I believe what people are implying when they talk against money supply increase is redistribution of wealth using money supply increase.

> If we switched to BTC, to sea shells, to zombie killing ammunition, fiscal and social policy would apply just as it does now.

It would not be equivalent since with BTC you can't just take away value of your share without making you explicitly pay, it removes invisible tax.

> I believe what people are implying when they talk against money supply increase is redistribution of wealth using money supply increase.

How exactly does this work? To whom is money being redistributed? It's punishment for holding dollars instead of investing them.

> It would not be equivalent since with BTC you can't just take away value of your share without making you explicitly pay, it removes invisible tax.

You're not supposed to save currency, you're supposed to use currency to buy assets, even if those assets are magic beans that live in your computer. That's why we have inflation, because money only has value when it moves.

> How exactly does this work? To whom is money being redistributed? It's punishment for holding dollars instead of investing them.

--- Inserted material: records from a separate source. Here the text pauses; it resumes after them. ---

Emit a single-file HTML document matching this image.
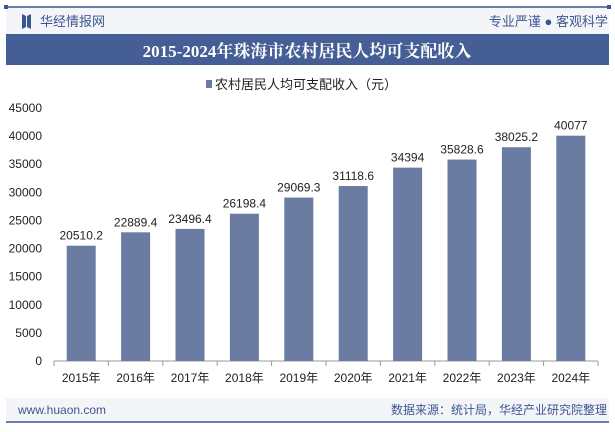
<!DOCTYPE html>
<html><head><meta charset="utf-8"><style>
body{margin:0;width:615px;height:427px;overflow:hidden;background:#fff;font-family:"Liberation Sans","Noto Sans CJK SC",sans-serif;}
</style></head><body>
<svg width="615" height="427" xmlns="http://www.w3.org/2000/svg">
<rect x="6" y="7" width="603" height="27" fill="#f3f5f9"/>
<line x1="6" y1="7" x2="609" y2="7" stroke="#3d5590" stroke-width="1.5"/>
<rect x="4" y="5" width="4" height="4" fill="#3d5590"/><rect x="607" y="5" width="4" height="4" fill="#3d5590"/>
<path d="M22 14 L26 16 L26 27 L22 29 Z M27 16 L31 14 L31 29 L27 27Z" fill="#3d5590"/>
<text x="40" y="26" font-size="13" fill="#3d5590">华经情报网</text>
<text x="608" y="26" font-size="13" fill="#3d5590" text-anchor="end">专业严谨 ● 客观科学</text>
<rect x="6" y="34" width="603" height="31" fill="#455e95"/>
<text x="307" y="57" font-size="17" font-weight="bold" fill="#fff" text-anchor="middle" font-family="Liberation Serif,Noto Serif CJK SC,serif">2015-2024年珠海市农村居民人均可支配收入</text>
<rect x="206" y="80" width="6" height="8" fill="#6a7ca2"/>
<text x="215" y="89" font-size="13" fill="#222">农村居民人均可支配收入（元）</text>
<g id="axes"></g><g id="bars"></g>
<rect x="6" y="398" width="603" height="24" fill="#f3f5f9"/>
<line x1="6" y1="422" x2="609" y2="422" stroke="#3d5590" stroke-width="1.5"/>
<text x="18" y="414" font-size="12" fill="#3d5590">www.huaon.com</text>
<text x="607" y="414" font-size="12" fill="#3d5590" text-anchor="end">数据来源：统计局，华经产业研究院整理</text>
</svg>
<script>
const categories=["2015年","2016年","2017年","2018年","2019年","2020年","2021年","2022年","2023年","2024年"];
const values=[20510.2,22889.4,23496.4,26198.4,29069.3,31118.6,34394,35828.6,38025.2,40077];
const valueLabels=["20510.2","22889.4","23496.4","26198.4","29069.3","31118.6","34394","35828.6","38025.2","40077"];
const yTicks=[0,5000,10000,15000,20000,25000,30000,35000,40000,45000];
const NS="http://www.w3.org/2000/svg";
const x0=54,x1=598,y0=361,yTop=108,yMax=45000;
const band=(x1-x0)/categories.length;
const X=i=>x0+band*(i+0.5);
const Y=v=>y0-(v/yMax)*(y0-yTop);
function mk(t,a,p){const e=document.createElementNS(NS,t);for(const k in a)e.setAttribute(k,a[k]);p.appendChild(e);return e;}
const ax=document.getElementById('axes'),bg=document.getElementById('bars');
yTicks.forEach(v=>{const t=mk('text',{x:42,y:Y(v)+4,'font-size':12,fill:'#222','text-anchor':'end'},ax);t.textContent=v;

});
const xl=mk('line',{x1:x0,y1:y0,x2:x1,y2:y0,stroke:'#999'},ax);


for(let i=0;i<=categories.length;i++)mk('line',{x1:x0+band*i,y1:y0,x2:x0+band*i,y2:y0+5,stroke:'#999'},ax);
categories.forEach((c,i)=>{const t=mk('text',{x:X(i),y:y0+21,'font-size':12,fill:'#222','text-anchor':'middle'},ax);t.textContent=c;


const r=mk('rect',{x:X(i)-14.5,y:Y(values[i]),width:29,height:y0-Y(values[i]),fill:'#6a7ca2'},bg);


const l=mk('text',{x:X(i),y:Y(values[i])-6,'font-size':12,fill:'#222','text-anchor':'middle'},bg);l.textContent=valueLabels[i];

});
</script>
</body></html>
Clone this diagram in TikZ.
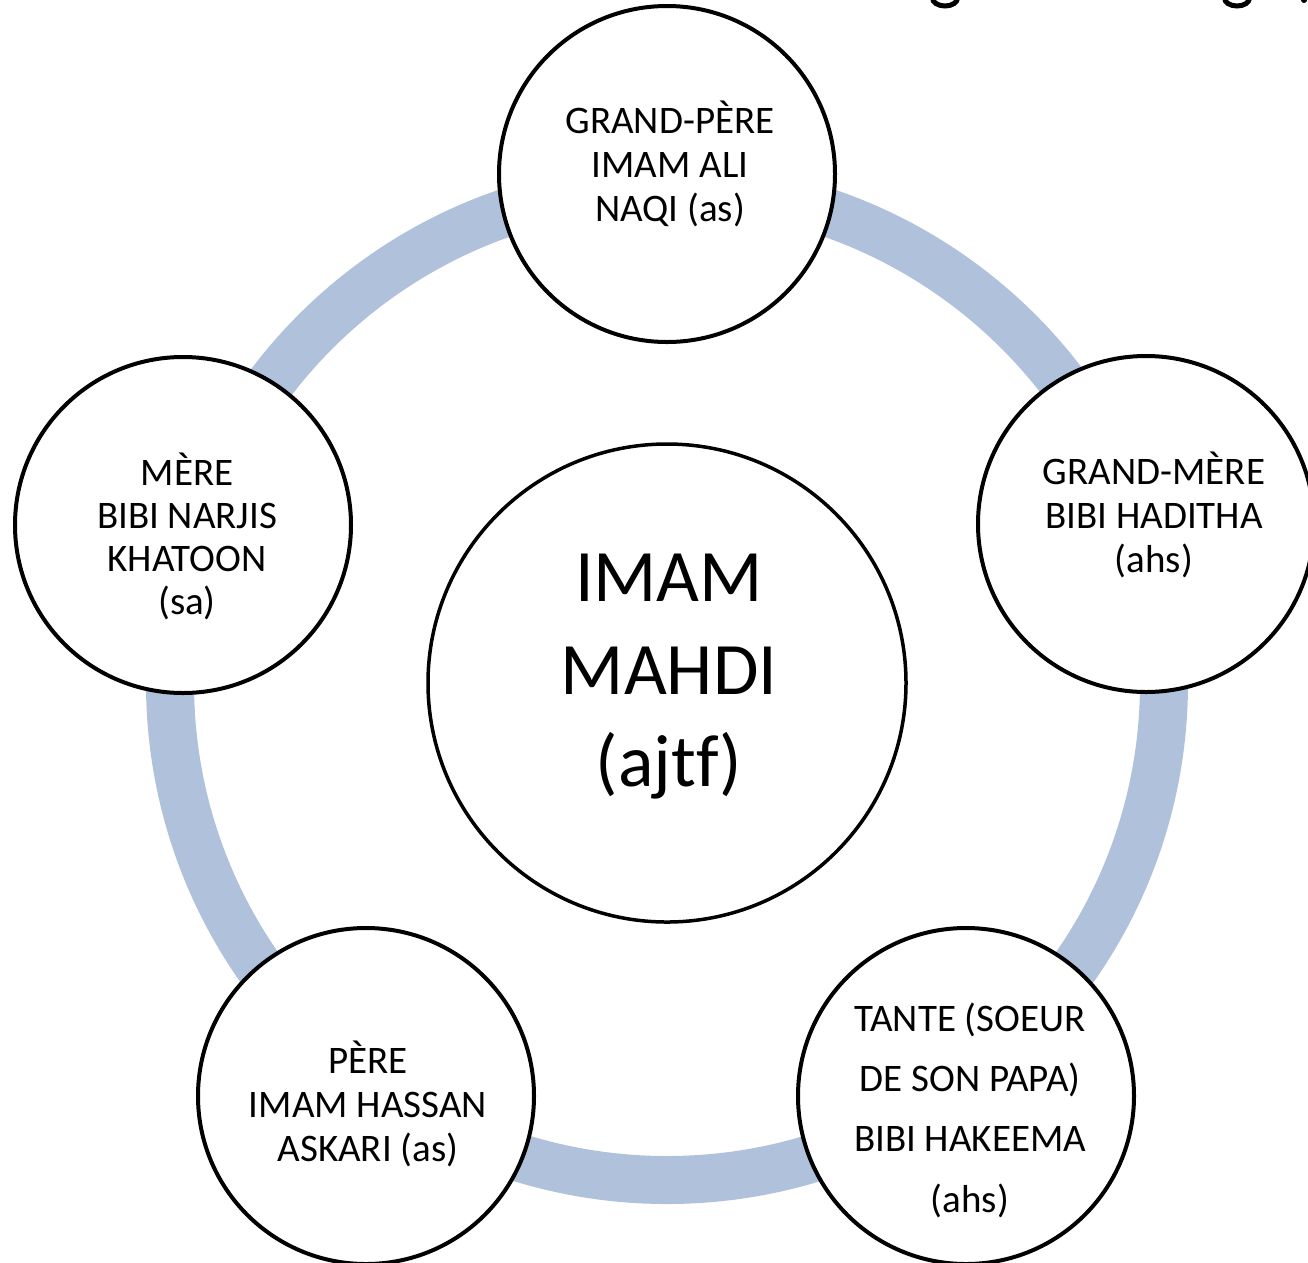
\documentclass[tikz,border=0pt]{standalone}
\usepackage{fontspec}
\setmainfont{Carlito}[Ligatures=NoCommon]
\definecolor{ringblue}{RGB}{176,193,220}
\begin{document}
\begin{tikzpicture}[x=1pt,y=-1pt,
  member/.style={circle, draw=black, line width=4pt, fill=white, minimum size=336pt, inner sep=0pt},
  hub/.style={circle, draw=black, line width=3.5pt, fill=white, minimum size=478pt, inner sep=0pt},
  lbl/.style={align=center, font=\fontsize{39}{44}\selectfont, inner sep=0pt},
  widelbl/.style={align=center, font=\fontsize{39}{60.3}\selectfont, inner sep=0pt},
  hublbl/.style={align=center, font=\fontsize{74}{92.5}\selectfont, inner sep=0pt},
  glyphcut/.style={line width=5pt, black}]
\useasboundingbox (0,0) rectangle (1308,1262);
\clip (0,0) rectangle (1308,1262);
\fill[white] (0,0) rectangle (1308,1262);
\coordinate (o) at (667,683);
% ring
\draw[ringblue, line width=48pt] (o) circle[radius=497];
% cut-off glyph fragments at the top edge
\draw[glyphcut] (957.5,-2) arc[start angle=0, end angle=180, x radius=12.5, y radius=8];
\draw[glyphcut] (1249.5,-2) arc[start angle=0, end angle=180, x radius=12.5, y radius=8];
\fill[black] (1304,0) circle[radius=3];
% circles
\node[hub] (hubc) at (o) {};
\node[member] (top) at (667,174) {};
\node[member] (right) at (1146,524) {};
\node[member] (bright) at (966,1096) {};
\node[member] (bleft) at (366,1096) {};
\node[member] (left) at (183,525) {};
% texts
\node[hublbl] (hubt) at (669,677) {IMAM\\MAHDI\\(aj\mbox{t}f)};
\node[lbl] (topt) at (670,164) {GRAND-PÈRE\\IMAM ALI\\NAQI (as)};
\node[lbl] (rightt) at (1154,515) {GRAND-MÈRE\\BIBI HADITHA\\(ahs)};
\node[widelbl] (brightt) at (970,1110) {TANTE (SOEUR\\DE SON PAPA)\\BIBI HAKEEMA\\(ahs)};
\node[lbl] (bleftt) at (368,1104) {PÈRE\\IMAM HASSAN\\ASKARI (as)};
\node[lbl, font=\fontsize{39}{43}\selectfont] (leftt) at (187,536) {MÈRE\\BIBI NARJIS\\KHATOON\\(sa)};
\end{tikzpicture}
\end{document}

If you want to print money you have to inject it somewhere, and that place where you inject new money benefits from it - they decide how to spend this new money and this stream of wealth skews economy.

This is high level understanding ofc, I am sure there are a lot of technicalities on how this can be done.

Also, I don't think you should not keep currency but instead you should "invest" at least you could do this when you had gold.

> Also, I don't think you should not keep currency but instead you should "invest" at least you could do this when you had gold.

This doesn't make sense. Just buy gold, today. What's stopping you? Backing a currency with anything forces everyone into that asset class. Backing it with nothing and keeping it tightly controlled allows you to back your net worth with whatever you want. Fire up RobinHood and buy you some GLD.